In 1981, acting on legislation initiated by Representative Lantos, President Ronald Reagan approved a special Act of Congress, making Wallenberg an honorary American citizen, a distinction awarded to only one other person — Sir Winston Churchill. The Postal Service issued a stamp honoring Churchill in 1965. A montage, the stamp features a profile portrait of Wallenberg on the telephone. In the background, a group of Holocaust survivors looks over his shoulder. A Schutzpaß, the false passport he often issued, is included in the upper left corner. Burt Silverman, the designer of the stamp, is an established artist whose work has appeared on the cover of The New Yorker magazine.
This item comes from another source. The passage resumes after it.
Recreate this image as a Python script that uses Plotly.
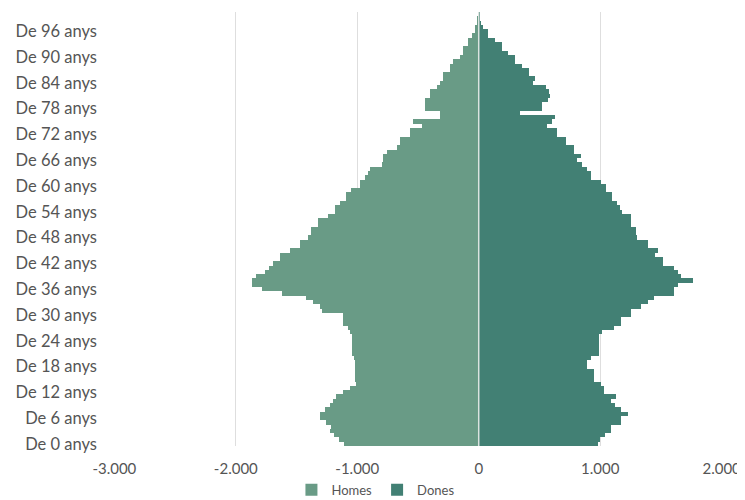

Congress of the United States
House of Representatives
Washington, DC 20515
February 5, 1997
Shira Tidings, Secretary
Holocaust Genocide Project
New York, USA
Dear Ms. Tydings:
I want to thank you for contacting me to seek information about Raoul Wallenberg. I am very impressed and proud of you for choosing this victim of injustice for your work on the Holocaust/Genocide Project. I am always encouraged to hear that young people care about the fate of one of the greatest humanitarians in history. Thank you also for sending me a copy of An End to Intolerance. It is clearly a publication of the highest quality, and I would be very pleased to contribute.
As you may know, I was rescued by Wallenberg after the Nazi occupation of Budapest. My wife, Annette, also was saved by his efforts. I was only sixteen when I was placed in a forced labor camp outside of the capital. Luckily, after twice escaping, I returned to Budapest and found protection in one of Wallenberg’s ”safe houses.” At that time, I joined the anti-Nazi underground.
Because Raoul Wallenberg protected me during that period, I survived the war. Two years after the communist takeover in Hungary, I emigrated to the United States. Annette and I were later reunited in America. We believed Wallenberg had died in Soviet custody but later began to hear of reliable evidence suggesting he was being held in prison.
Our crusade began to educate people about the great deeds of this hero to pressure the Soviet government into releasing Wallenberg. While I am proud to say that the case of Raoul Wallenberg has been well publicized around the world and has been taken up by countless humanitarian organizations, I cannot claim equal success for our efforts to free him from prison or learn the truth about his ultimate fate. This we may never know.
I choose to think of Wallenberg, and speak of him, in the present tense, holding out hope that he yet lives. What is of equal importance, however, is the lesson we can all learn from his life. Annette summed it up best when she wrote in an article for Moment magazine the following:
During that whole dark nightmare, no one else so directly confronted Nazi cruelty. No one else had the audacity to follow the death marches, to jump in front of guns leveled at Jews, to pull people off deportation trains. Raoul Wallenberg not only saved 100,000 lives; he saved our faith in humanity.
Wallenberg showed us that one individual — motivated by a genuine and personal concern for human rights — can face evil and triumph; that one person can make a difference; that there are genuine heroes to illuminate our age.
Thank you for writing to me about your interest in Raoul Wallenberg. If you would like to submit to me a list of questions about my experience in Budapest, I will endeavor to accommodate your needs. I am grateful to you for telling his story and keeping hope alive.